Kennenlernen des eigenen Körpers

Ich habe jetzt, Stand Dezember 2017, neun Marathons erfolgreich gefinished. Meine schlechteste Zeit war eine 4:38 beim Debüt, dreimal bin ich seitdem unter der magischen Vier-Stunden-Marke geblieben. Und bei jedem dieser Läufe unter vier Stunden wusste ich bereits vorher, dass ich es schaffen würde. Eine Marathon-Vorbereitung ist eben auch ein intensives Kennenlernen des eigenen Körpers.

Aber was bedeuten diese Zeiten eigentlich. Nichts! Klar, mir sind sie persönlich wichtig. Aber ein Blick auf die vielen Glückwünsche in meiner Facebook-Timeline und noch mehr der Blick in die seligen Gesichter der vielen anderen Finisher zeigt mir, dass es eigentlich um etwas ganz Anderes geht.

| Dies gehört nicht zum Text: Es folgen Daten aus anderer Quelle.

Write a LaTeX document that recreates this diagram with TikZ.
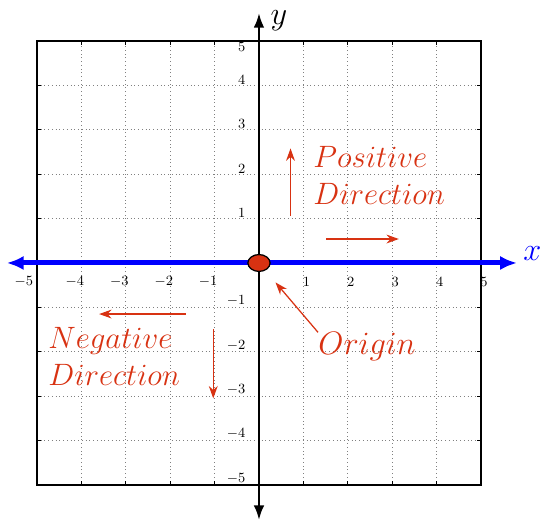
\documentclass[tikz,border=0pt]{standalone}
\usetikzlibrary{arrows.meta,shapes.geometric}
\definecolor{dirred}{RGB}{216,50,18}

\begin{document}
\begin{tikzpicture}[
  dirarrow/.style={dirred,line width=0.8pt,-{Stealth[length=0.28cm,width=0.2cm]}},
  dirtext/.style={dirred,font=\huge,align=left,inner sep=0pt,anchor=west,scale=0.955,transform shape},
  ticklab/.style={font=\small,inner sep=0pt}
]
\useasboundingbox (-5.833,-5.811) rectangle (6.329,5.923);

% dotted grid and frame
\draw[gray,dotted] (-5,-5) grid (5,5);
\draw[line width=0.7pt] (-5,-5) rectangle (5,5);
\foreach \t in {-4,...,4} {
  \draw (\t,-5) -- (\t,-4.9);
  \draw (\t,5) -- (\t,4.9);
  \draw (-5,\t) -- (-4.9,\t);
  \draw (5,\t) -- (4.9,\t);
}

% tick labels
\foreach \t in {1,...,5} {
  \node[ticklab,anchor=west] (xp\t) at (\t-0.02,-0.43) {$\t$};
  \node[ticklab,anchor=east] (yn\t) at (-0.3,-\t+0.15) {$-\t$};
}
\foreach \t in {1,...,4} {
  \node[ticklab,anchor=east] (xn\t) at (-\t+0.07,-0.43) {$-\t$};
  \node[ticklab,anchor=east] (yp\t) at (-0.3,\t+0.12) {$\t$};
}
\node[ticklab,anchor=east] (xn5) at (-5.08,-0.43) {$-5$};
\node[ticklab,anchor=east] (yp5) at (-0.3,4.86) {$5$};

% axes
\coordinate (ybot) at (0,-5.79);
\coordinate (ytop) at (0,5.63);
\coordinate (xleft) at (-5.68,0);
\coordinate (xright) at (5.81,0);
\draw[line width=1.6pt,{Latex[length=0.33cm,width=0.24cm]}-{Latex[length=0.33cm,width=0.24cm]}] (ybot) -- (ytop);
\draw[blue,line width=3.2pt,{Latex[length=0.38cm,width=0.32cm]}-{Latex[length=0.38cm,width=0.32cm]}] (xleft) -- (xright);
\node[font=\huge] (ylab) at (0.45,5.45) {$y$};
\node[blue,font=\huge] (xlab) at (6.16,0.22) {$x$};

% origin
\node[ellipse,draw,line width=0.8pt,fill=dirred,minimum width=0.5cm,minimum height=0.38cm,inner sep=0pt] (dot) at (0,0) {};

% labels
\node[dirtext] (pos) at (1.22,1.98) {$Positive$\\$Direction$};
\node[dirtext] (neg) at (-4.75,-2.11) {$Negative$\\$Direction$};
\node[dirtext,scale=1.05] (orig) at (1.33,-1.89) {$Origin$};

% direction arrows
\coordinate (up1) at (0.71,1.06);
\coordinate (up2) at (0.71,2.58);
\coordinate (rt1) at (1.51,0.54);
\coordinate (rt2) at (3.15,0.54);
\coordinate (lf1) at (-1.65,-1.15);
\coordinate (lf2) at (-3.60,-1.15);
\coordinate (dn1) at (-1.03,-1.49);
\coordinate (dn2) at (-1.03,-3.05);
\draw[dirarrow] (up1) -- (up2);
\draw[dirarrow] (rt1) -- (rt2);
\draw[dirarrow] (lf1) -- (lf2);
\draw[dirarrow] (dn1) -- (dn2);
\draw[dirarrow,shorten >=0.35cm] (orig.north west) -- (dot);

\end{tikzpicture}
\end{document}
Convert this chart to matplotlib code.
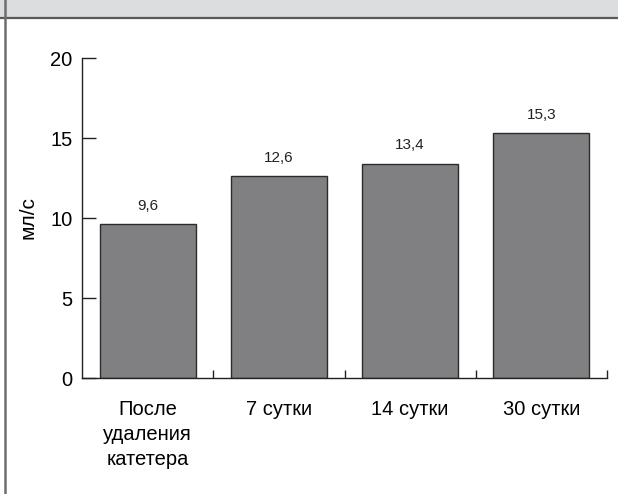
import matplotlib.pyplot as plt
import matplotlib.patches as mpatches
import matplotlib.lines as mlines
import numpy as np

plt.rcParams['font.family'] = ['Liberation Sans', 'DejaVu Sans']

# данные
categories = ['После\nудаления\nкатетера', '7 сутки', '14 сутки', '30 сутки']
values = [9.6, 12.6, 13.4, 15.3]
value_labels = ['9,6', '12,6', '13,4', '15,3']
yticks = [0, 5, 10, 15, 20]

W, H = 618, 494
fig = plt.figure(figsize=(W / 100, H / 100), dpi=100)

# серая плашка сверху и рамка слева
fig.patches.append(mpatches.Rectangle((0, 1 - 18.5 / H), 1, 18.5 / H,
    transform=fig.transFigure, facecolor='#dcdddf', edgecolor='none', zorder=0))
fig.lines.append(mlines.Line2D([0, 1], [1 - 18.5 / H] * 2,
    transform=fig.transFigure, color='#58595b', lw=1.6))
fig.lines.append(mlines.Line2D([4.5 / W] * 2, [0, 1],
    transform=fig.transFigure, color='#6d6e70', lw=1.8))

ax = fig.add_axes([82 / W, 1 - 378 / H, (607 - 82) / W, (378 - 58) / H])
x = np.arange(len(categories))
bars = ax.bar(x, values, width=0.73, color='#808083', edgecolor='#2b2b2b', lw=1.0)

for xi, v, lab in zip(x, values, value_labels):
    ax.annotate(lab, (xi, v), xytext=(0, 8), textcoords='offset points',
                ha='center', va='bottom', fontsize=11, color='#222222')

ax.set_xlim(-0.5, 3.5)
ax.set_ylim(0, 20)
ax.set_yticks(yticks)
ax.set_xticks(x + 0.5)
ax.set_xticklabels([])
ax.set_xticks(x, minor=True)
ax.set_xticklabels(categories, minor=True, fontsize=14.5, linespacing=1.38)
ax.tick_params(axis='x', which='minor', length=0, pad=16)
ax.tick_params(axis='x', which='major', direction='in', length=6, width=1, color='#222222')
ax.tick_params(axis='y', direction='in', length=10, width=1, color='#222222',
               labelsize=14.5, pad=7)
ax.set_ylabel('мл/с', fontsize=15, labelpad=9)

for s in ['top', 'right']:
    ax.spines[s].set_visible(False)
for s in ['left', 'bottom']:
    ax.spines[s].set_color('#222222')
    ax.spines[s].set_linewidth(1.0)

fig.savefig('out.png', dpi=100)
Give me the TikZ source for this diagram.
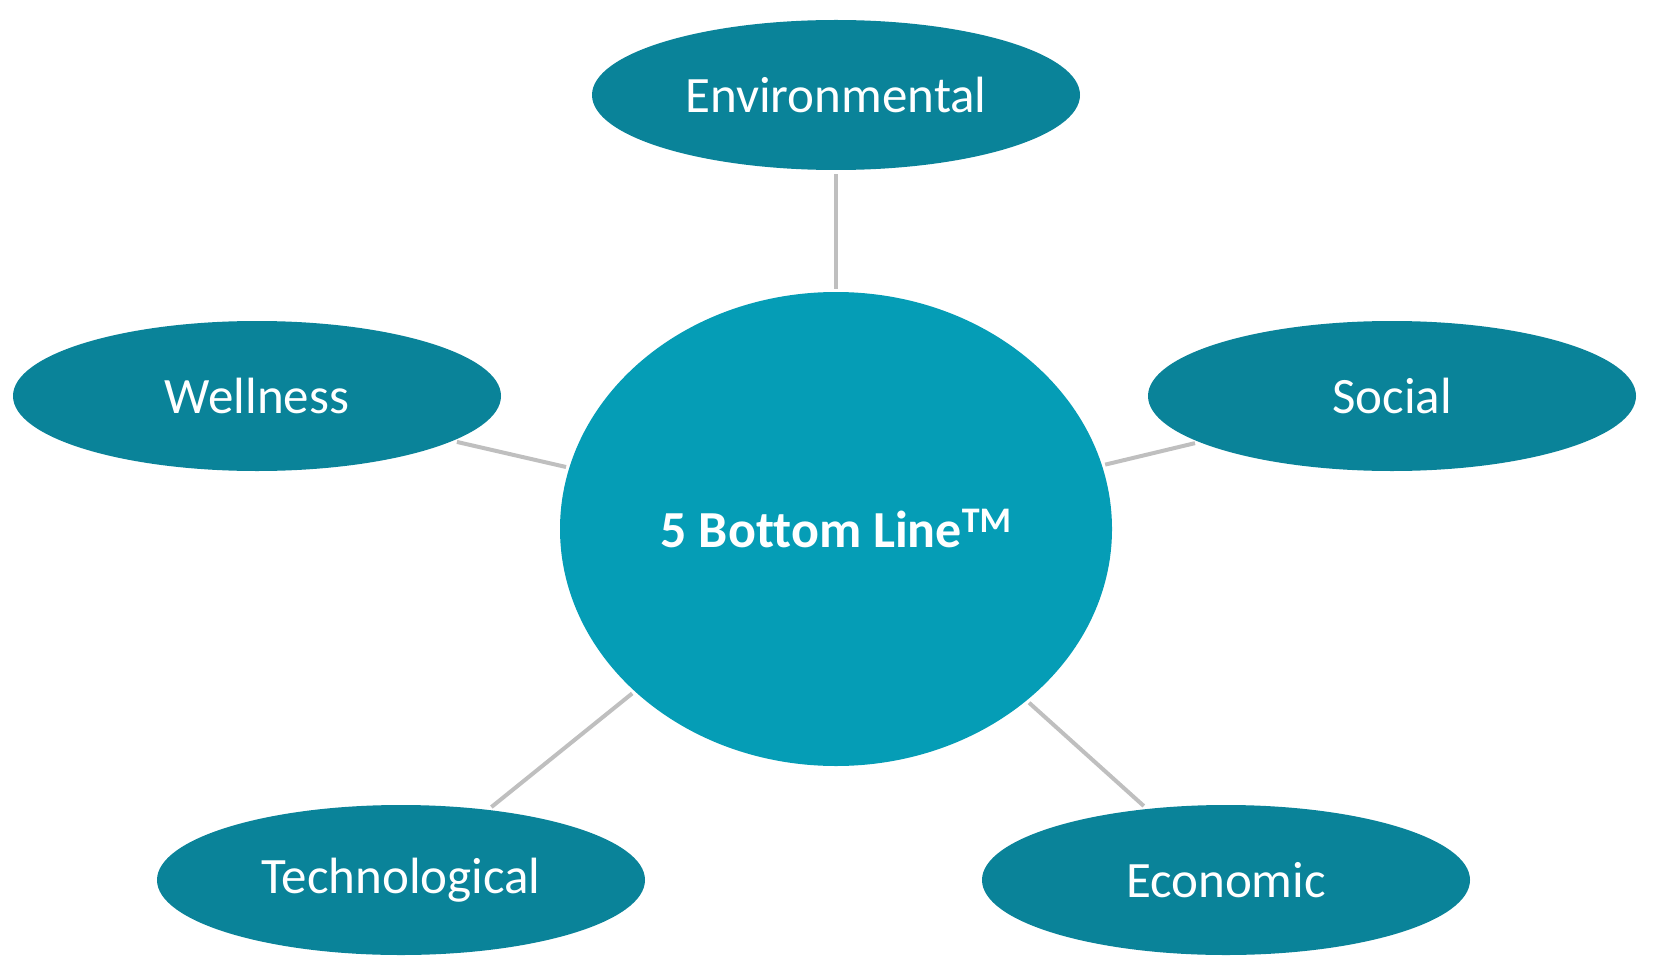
\documentclass[tikz,border=0pt]{standalone}
\usepackage{fontspec}
\setmainfont{Carlito}[Ligatures={NoCommon}]
\usetikzlibrary{shapes.geometric}
\definecolor{outerteal}{HTML}{0A8399}
\definecolor{innerteal}{HTML}{059DB6}
\definecolor{linkgrey}{HTML}{BFBFBF}
\tikzset{
  pillar/.style={ellipse, fill=outerteal, draw=none, inner sep=0pt,
    minimum width=244pt, minimum height=75pt, text=white,
    font=\fontsize{25.5}{30}\selectfont},
  hub/.style={ellipse, fill=innerteal, draw=none, inner sep=0pt,
    minimum width=276pt, minimum height=237pt, text=white,
    font=\fontsize{26}{30}\selectfont\bfseries},
  link/.style={draw=linkgrey, line width=2pt, shorten <=2pt, shorten >=1.5pt}
}
\begin{document}
\begin{tikzpicture}[x=0.5pt,y=-0.5pt]
\useasboundingbox (0,0) rectangle (1658,968);
\node[hub] (hub) at (836,529) {5 Bottom Line\raisebox{7.5pt}{\fontsize{18}{18}\selectfont TM}};
\node[pillar] (env) at (836,95) {Environmental};
\node[pillar] (well) at (257,396) {Wellness};
\node[pillar] (soc) at (1392,396) {Social};
\node[pillar] (tech) at (401,880) {Technological};
\node[pillar] (econ) at (1226,880) {Economic};
\draw[link] (env) -- (hub);
\draw[link] (well) -- (hub);
\draw[link] (soc) -- (hub);
\draw[link] (tech) -- (hub);
\draw[link] (econ) -- (hub);
\end{tikzpicture}
\end{document}
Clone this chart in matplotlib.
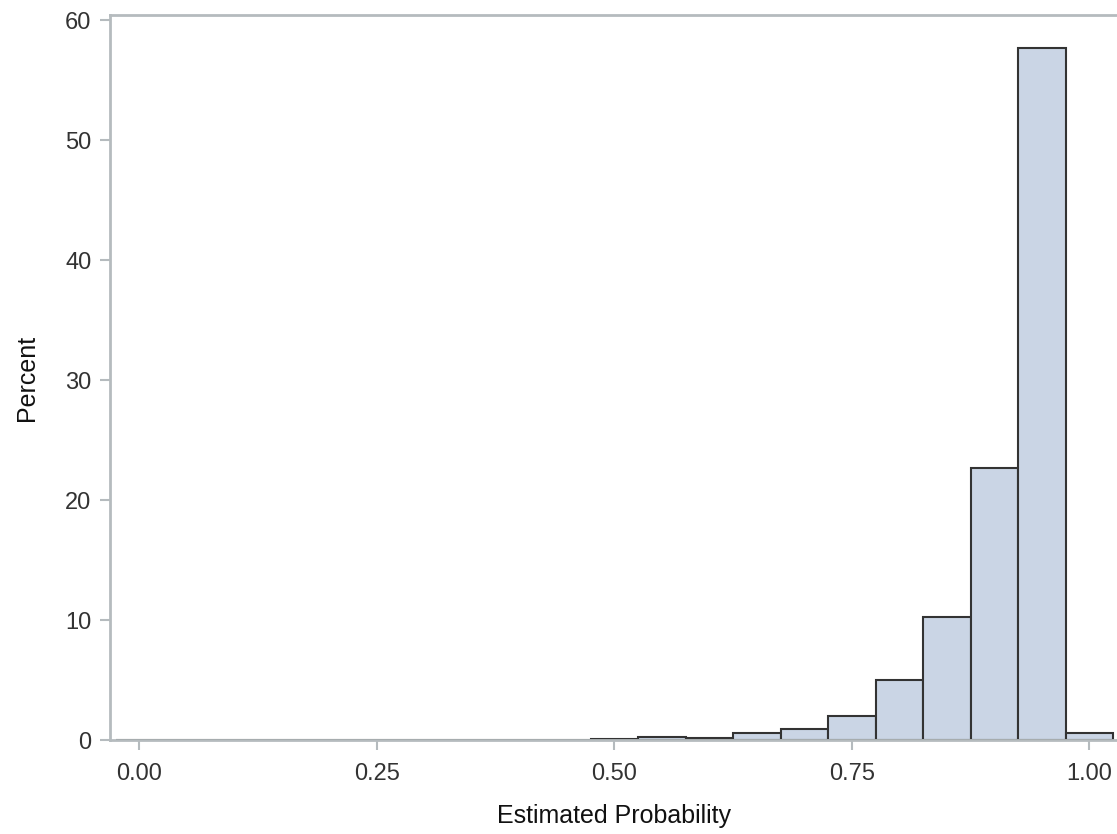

Ich bin Marathoni, egal, ob ich 3:59:59 Stunden laufe oder 4:09:06. Ich bin Marathoni. Das bedeutet, dass ich über Monate auf ein Ziel hin gearbeitet habe. Dass ich körperliche und mentale Grenzen verschoben habe. Und genau das ist die eigentliche Leistung. Einen Marathon zu finishen ist das große Finale einer langen Vorbereitung. Und jeder, der es geschafft hat, hat allen Grund, stolz auf sich zu sein.

11 Antworten auf „Das tolle Gefühl, ein Marathon-Läufer zu sein“

  1. Hey, schön geschrieben! Ich vertrete ja immer noch die Theorie, dass eine gute Zeit in der zweiten Hälfte entsteht. Oder eben nicht 🙂 Vielleicht sogar auf den letzten 10km
    Tempo sparen am Anfang und dann gib ihm. In einer schnelleren ersten Hälfte holst du nie soviel raus, wie du am Schluss verlierst!
    Grüsse

    1. Mit negativem Split laufen, ist aber gar nicht so einfach. Die meisten machen halt den Fehler, die zweite Hälfte für genauso lang wie die erste zu halten. 😉

  2. Stefan, Du machst mir ja Mut für meinen ersten Marathon am 8. April 2018 in Rotterdam 😉

    Danke für den Einblick in das Seelenleben eines Marathonis und Glückwunsch zu neun erfolgreichen Marathons. Eine krass-gute Leistung!